OBJECTIVE. Repeat, exactly and in full, the lines of the listing below, but without any pictures.
─── DATA BLOCK ───
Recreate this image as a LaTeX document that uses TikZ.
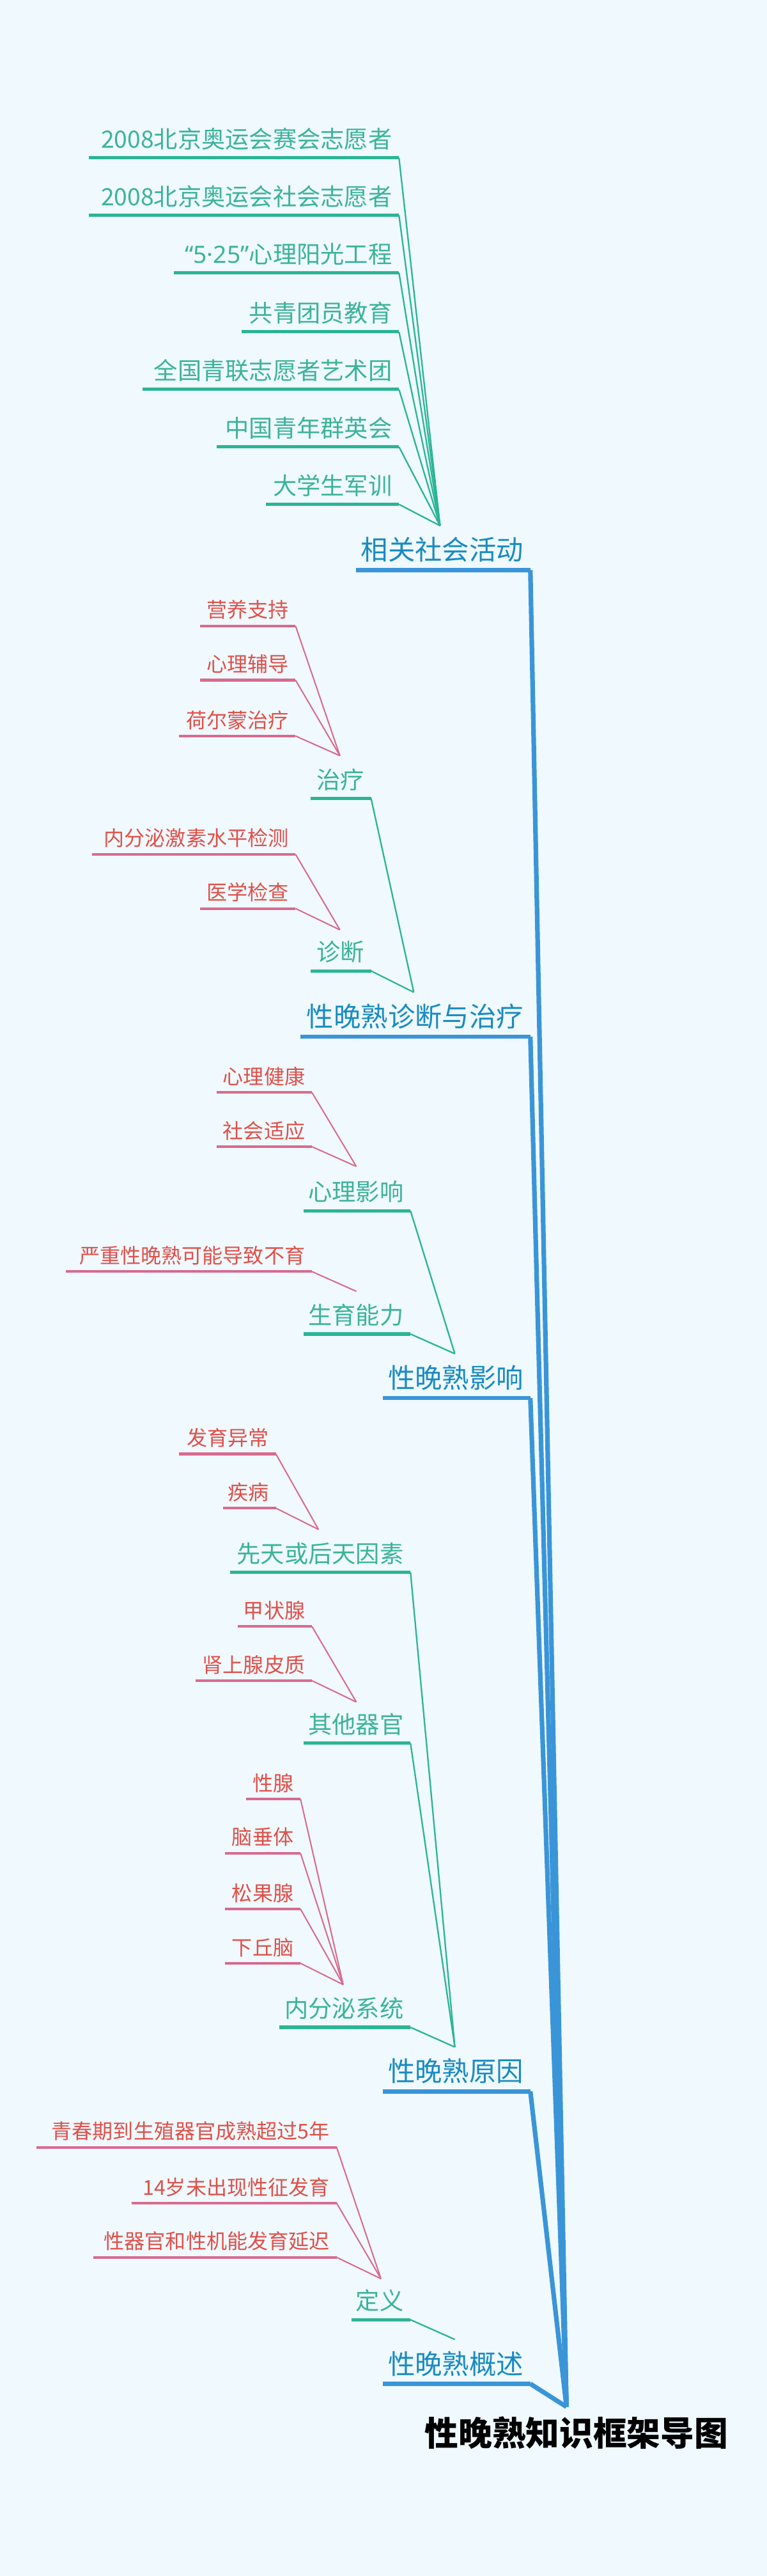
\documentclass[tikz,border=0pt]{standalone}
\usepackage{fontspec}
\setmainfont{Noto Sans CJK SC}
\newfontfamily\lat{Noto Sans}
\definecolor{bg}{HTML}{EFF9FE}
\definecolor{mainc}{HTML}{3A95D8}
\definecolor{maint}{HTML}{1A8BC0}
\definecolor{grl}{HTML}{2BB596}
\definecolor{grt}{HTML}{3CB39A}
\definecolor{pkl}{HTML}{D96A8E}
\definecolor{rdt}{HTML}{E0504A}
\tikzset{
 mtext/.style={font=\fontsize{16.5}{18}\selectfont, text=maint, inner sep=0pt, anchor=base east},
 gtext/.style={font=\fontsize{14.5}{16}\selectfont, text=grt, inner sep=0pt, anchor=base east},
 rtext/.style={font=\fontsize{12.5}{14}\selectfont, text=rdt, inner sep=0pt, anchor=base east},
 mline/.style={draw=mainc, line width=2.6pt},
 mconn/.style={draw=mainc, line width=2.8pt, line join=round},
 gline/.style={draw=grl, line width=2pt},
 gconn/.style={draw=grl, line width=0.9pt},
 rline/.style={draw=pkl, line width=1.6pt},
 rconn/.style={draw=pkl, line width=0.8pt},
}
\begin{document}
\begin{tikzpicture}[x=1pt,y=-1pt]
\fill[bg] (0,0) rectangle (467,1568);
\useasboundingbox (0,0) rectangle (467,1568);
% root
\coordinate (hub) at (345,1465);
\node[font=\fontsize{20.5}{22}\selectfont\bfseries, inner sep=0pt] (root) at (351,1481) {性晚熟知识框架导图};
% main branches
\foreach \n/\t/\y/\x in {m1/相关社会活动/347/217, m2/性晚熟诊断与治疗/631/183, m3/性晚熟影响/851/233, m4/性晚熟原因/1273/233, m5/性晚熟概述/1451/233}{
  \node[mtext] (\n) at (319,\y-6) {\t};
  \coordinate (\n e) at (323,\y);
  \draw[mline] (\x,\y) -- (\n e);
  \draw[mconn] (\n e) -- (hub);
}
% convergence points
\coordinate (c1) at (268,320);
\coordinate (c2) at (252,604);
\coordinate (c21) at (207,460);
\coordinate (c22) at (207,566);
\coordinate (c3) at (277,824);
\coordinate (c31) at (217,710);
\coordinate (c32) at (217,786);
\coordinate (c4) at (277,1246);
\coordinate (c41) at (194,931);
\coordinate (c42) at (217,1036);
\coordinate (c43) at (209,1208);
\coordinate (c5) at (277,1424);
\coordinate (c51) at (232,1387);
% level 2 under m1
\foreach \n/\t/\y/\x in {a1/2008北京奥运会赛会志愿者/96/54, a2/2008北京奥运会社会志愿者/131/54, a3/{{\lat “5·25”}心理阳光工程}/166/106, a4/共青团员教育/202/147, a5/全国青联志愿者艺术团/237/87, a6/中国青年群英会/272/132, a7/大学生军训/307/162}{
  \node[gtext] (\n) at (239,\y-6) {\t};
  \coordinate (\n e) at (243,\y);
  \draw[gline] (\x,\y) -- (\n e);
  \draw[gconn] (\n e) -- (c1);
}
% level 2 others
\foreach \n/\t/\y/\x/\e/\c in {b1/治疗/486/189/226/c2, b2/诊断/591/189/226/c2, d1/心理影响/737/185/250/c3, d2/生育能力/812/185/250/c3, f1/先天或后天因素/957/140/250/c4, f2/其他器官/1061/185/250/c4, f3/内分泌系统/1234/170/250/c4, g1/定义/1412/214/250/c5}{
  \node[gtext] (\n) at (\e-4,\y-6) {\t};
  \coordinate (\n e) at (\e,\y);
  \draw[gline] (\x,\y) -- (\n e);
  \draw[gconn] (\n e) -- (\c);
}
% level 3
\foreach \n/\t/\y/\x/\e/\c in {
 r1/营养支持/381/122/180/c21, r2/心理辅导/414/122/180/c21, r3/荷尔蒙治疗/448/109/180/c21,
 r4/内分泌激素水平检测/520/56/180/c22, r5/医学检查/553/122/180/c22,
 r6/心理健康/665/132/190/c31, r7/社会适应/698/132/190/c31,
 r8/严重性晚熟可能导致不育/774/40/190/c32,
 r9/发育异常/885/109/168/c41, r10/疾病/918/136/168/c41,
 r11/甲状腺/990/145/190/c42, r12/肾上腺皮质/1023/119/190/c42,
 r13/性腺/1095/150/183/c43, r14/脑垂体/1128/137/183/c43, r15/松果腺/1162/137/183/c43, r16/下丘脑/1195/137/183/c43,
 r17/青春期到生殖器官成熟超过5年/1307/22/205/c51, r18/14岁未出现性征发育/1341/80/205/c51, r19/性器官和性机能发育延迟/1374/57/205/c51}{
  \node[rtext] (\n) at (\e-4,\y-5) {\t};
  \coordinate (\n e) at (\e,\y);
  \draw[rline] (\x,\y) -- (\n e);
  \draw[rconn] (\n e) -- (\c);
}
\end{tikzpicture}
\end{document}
───
SOLVED PROBLEM.
Recreate this image as a LaTeX document that uses TikZ.
\documentclass[tikz,border=0pt]{standalone}
\usepackage{fontspec}
\setmainfont{Noto Sans CJK SC}
\newfontfamily\lat{Noto Sans}
\definecolor{bg}{HTML}{EFF9FE}
\definecolor{mainc}{HTML}{3A95D8}
\definecolor{maint}{HTML}{1A8BC0}
\definecolor{grl}{HTML}{2BB596}
\definecolor{grt}{HTML}{3CB39A}
\definecolor{pkl}{HTML}{D96A8E}
\definecolor{rdt}{HTML}{E0504A}
\tikzset{
 mtext/.style={font=\fontsize{16.5}{18}\selectfont, text=maint, inner sep=0pt, anchor=base east},
 gtext/.style={font=\fontsize{14.5}{16}\selectfont, text=grt, inner sep=0pt, anchor=base east},
 rtext/.style={font=\fontsize{12.5}{14}\selectfont, text=rdt, inner sep=0pt, anchor=base east},
 mline/.style={draw=mainc, line width=2.6pt},
 mconn/.style={draw=mainc, line width=2.8pt, line join=round},
 gline/.style={draw=grl, line width=2pt},
 gconn/.style={draw=grl, line width=0.9pt},
 rline/.style={draw=pkl, line width=1.6pt},
 rconn/.style={draw=pkl, line width=0.8pt},
}
\begin{document}
\begin{tikzpicture}[x=1pt,y=-1pt]
\fill[bg] (0,0) rectangle (467,1568);
\useasboundingbox (0,0) rectangle (467,1568);
% root
\coordinate (hub) at (345,1465);
\node[font=\fontsize{20.5}{22}\selectfont\bfseries, inner sep=0pt] (root) at (351,1481) {性晚熟知识框架导图};
% main branches
\foreach \n/\t/\y/\x in {m1/相关社会活动/347/217, m2/性晚熟诊断与治疗/631/183, m3/性晚熟影响/851/233, m4/性晚熟原因/1273/233, m5/性晚熟概述/1451/233}{
  \node[mtext] (\n) at (319,\y-6) {\t};
  \coordinate (\n e) at (323,\y);
  \draw[mline] (\x,\y) -- (\n e);
  \draw[mconn] (\n e) -- (hub);
}
% convergence points
\coordinate (c1) at (268,320);
\coordinate (c2) at (252,604);
\coordinate (c21) at (207,460);
\coordinate (c22) at (207,566);
\coordinate (c3) at (277,824);
\coordinate (c31) at (217,710);
\coordinate (c32) at (217,786);
\coordinate (c4) at (277,1246);
\coordinate (c41) at (194,931);
\coordinate (c42) at (217,1036);
\coordinate (c43) at (209,1208);
\coordinate (c5) at (277,1424);
\coordinate (c51) at (232,1387);
% level 2 under m1
\foreach \n/\t/\y/\x in {a1/2008北京奥运会赛会志愿者/96/54, a2/2008北京奥运会社会志愿者/131/54, a3/{{\lat “5·25”}心理阳光工程}/166/106, a4/共青团员教育/202/147, a5/全国青联志愿者艺术团/237/87, a6/中国青年群英会/272/132, a7/大学生军训/307/162}{
  \node[gtext] (\n) at (239,\y-6) {\t};
  \coordinate (\n e) at (243,\y);
  \draw[gline] (\x,\y) -- (\n e);
  \draw[gconn] (\n e) -- (c1);
}
% level 2 others
\foreach \n/\t/\y/\x/\e/\c in {b1/治疗/486/189/226/c2, b2/诊断/591/189/226/c2, d1/心理影响/737/185/250/c3, d2/生育能力/812/185/250/c3, f1/先天或后天因素/957/140/250/c4, f2/其他器官/1061/185/250/c4, f3/内分泌系统/1234/170/250/c4, g1/定义/1412/214/250/c5}{
  \node[gtext] (\n) at (\e-4,\y-6) {\t};
  \coordinate (\n e) at (\e,\y);
  \draw[gline] (\x,\y) -- (\n e);
  \draw[gconn] (\n e) -- (\c);
}
% level 3
\foreach \n/\t/\y/\x/\e/\c in {
 r1/营养支持/381/122/180/c21, r2/心理辅导/414/122/180/c21, r3/荷尔蒙治疗/448/109/180/c21,
 r4/内分泌激素水平检测/520/56/180/c22, r5/医学检查/553/122/180/c22,
 r6/心理健康/665/132/190/c31, r7/社会适应/698/132/190/c31,
 r8/严重性晚熟可能导致不育/774/40/190/c32,
 r9/发育异常/885/109/168/c41, r10/疾病/918/136/168/c41,
 r11/甲状腺/990/145/190/c42, r12/肾上腺皮质/1023/119/190/c42,
 r13/性腺/1095/150/183/c43, r14/脑垂体/1128/137/183/c43, r15/松果腺/1162/137/183/c43, r16/下丘脑/1195/137/183/c43,
 r17/青春期到生殖器官成熟超过5年/1307/22/205/c51, r18/14岁未出现性征发育/1341/80/205/c51, r19/性器官和性机能发育延迟/1374/57/205/c51}{
  \node[rtext] (\n) at (\e-4,\y-5) {\t};
  \coordinate (\n e) at (\e,\y);
  \draw[rline] (\x,\y) -- (\n e);
  \draw[rconn] (\n e) -- (\c);
}
\end{tikzpicture}
\end{document}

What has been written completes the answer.